Brief
Repeat, exactly and only, the lines from the beginning of the data through the line with "import seaborn as sns". Pictures are left out.

※

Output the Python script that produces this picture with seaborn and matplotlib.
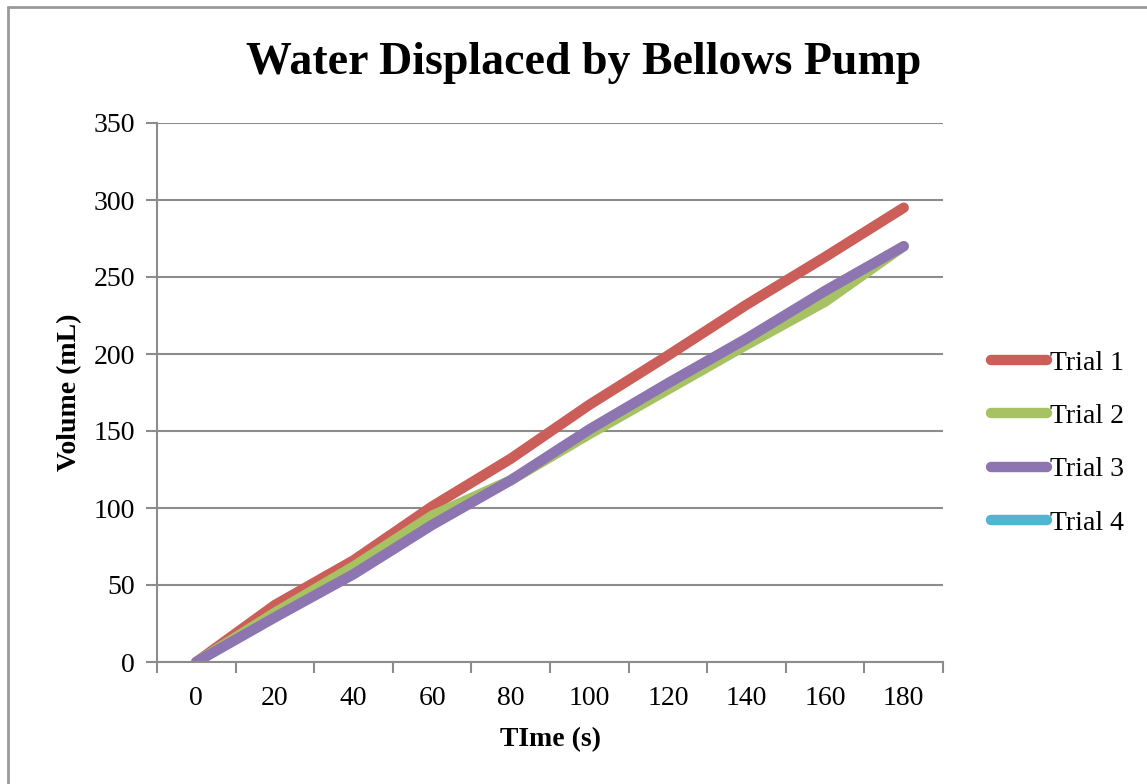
import matplotlib
matplotlib.use("Agg")
import matplotlib.pyplot as plt
from matplotlib.lines import Line2D
import numpy as np
import pandas as pd
import seaborn as sns

# Elapsed time (s) and volume displaced (mL) for each trial
time_s = [0, 20, 40, 60, 80, 100, 120, 140, 160, 180]
trial_1 = [0, 37, 66, 101, 132, 167, 199, 232, 263, 295]
trial_2 = [0, 32, 62, 95, 118, 148, 177, 206, 234, 270]
trial_3 = [0, 29, 57, 89, 118, 151, 181, 210, 241, 270]
trial_4 = [np.nan] * 10  # no readings recorded

series_names = ["Trial 1", "Trial 2", "Trial 3", "Trial 4"]
series_values = [trial_1, trial_2, trial_3, trial_4]
colors = ["#CC5E59", "#A6C263", "#8D75B1", "#50B5D0"]

sns.set_theme(style="white")
plt.rcParams["font.family"] = ["Liberation Serif", "DejaVu Serif"]
plt.rcParams["text.color"] = "black"
plt.rcParams["axes.labelcolor"] = "black"

fig = plt.figure(figsize=(11.47, 7.84), dpi=100)
W, H = 1147, 784
ax = fig.add_axes([157 / W, 1 - 662 / H, (943 - 157) / W, (662 - 123) / H])

grid_color = "#8C8C8C"

# categorical positions for the time values
positions = np.arange(len(time_s))
rows = []
for name, vals in zip(series_names, series_values):
    for p, v in zip(positions, vals):
        rows.append({"pos": p, "volume": v, "trial": name})
df = pd.DataFrame(rows)

for name, color in zip(series_names, colors):
    sub = df[df["trial"] == name].dropna()
    if len(sub):
        sns.lineplot(data=sub, x="pos", y="volume", color=color, lw=7.5,
                     solid_capstyle="round", solid_joinstyle="round",
                     ax=ax, legend=False)

ax.set_xlim(-0.5, len(time_s) - 0.5)
ax.set_ylim(0, 350)
ax.set_yticks(range(0, 351, 50))
ax.yaxis.grid(True, color=grid_color, lw=1.5)
ax.set_axisbelow(True)

# tick labels at category centres, tick marks on the category boundaries
ax.set_xticks(positions)
ax.set_xticklabels([str(t) for t in time_s])
ax.set_xticks(np.arange(-0.5, len(time_s), 1.0), minor=True)
ax.tick_params(axis="x", which="major", length=0, pad=17, labelsize=20,
               labelcolor="black")
ax.tick_params(axis="x", which="minor", length=8, width=1.5, color=grid_color,
               direction="out", bottom=True)
ax.tick_params(axis="y", which="major", length=8, width=1.5, color=grid_color,
               direction="out", left=True, pad=8, labelsize=20,
               labelcolor="black")

for side in ["top", "right"]:
    ax.spines[side].set_visible(False)
for side in ["left", "bottom"]:
    ax.spines[side].set_visible(True)
    ax.spines[side].set_color(grid_color)
    ax.spines[side].set_linewidth(1.5)

ax.set_xlabel("TIme (s)", fontsize=20, fontweight="bold", labelpad=12)
ax.set_ylabel("Volume (mL)", fontsize=20, fontweight="bold", labelpad=8)

fig.text(584 / W, 1 - 63 / H, "Water Displaced by Bellows Pump",
         ha="center", va="center", fontsize=33, fontweight="bold")

handles = [Line2D([0], [0], color=c, lw=7.5, solid_capstyle="round")
           for c in colors]
fig.legend(handles, series_names, loc="center left",
           bbox_to_anchor=(991 / W, 1 - 443 / H), frameon=False,
           fontsize=20, handlelength=2.0, handletextpad=0.12,
           labelspacing=1.0, borderaxespad=0, borderpad=0)

# outer chart border
fig.add_artist(plt.Line2D([8 / W, 8 / W], [0, 1 - 7 / H],
                          transform=fig.transFigure, color="#9A9A9A", lw=2))
fig.add_artist(plt.Line2D([8 / W, 1], [1 - 7 / H, 1 - 7 / H],
                          transform=fig.transFigure, color="#9A9A9A", lw=2))

fig.savefig("out.png", dpi=100, facecolor="white")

※

Solution to this exercise
Output the Python script that produces this picture with seaborn and matplotlib.
import matplotlib
matplotlib.use("Agg")
import matplotlib.pyplot as plt
from matplotlib.lines import Line2D
import numpy as np
import pandas as pd
import seaborn as sns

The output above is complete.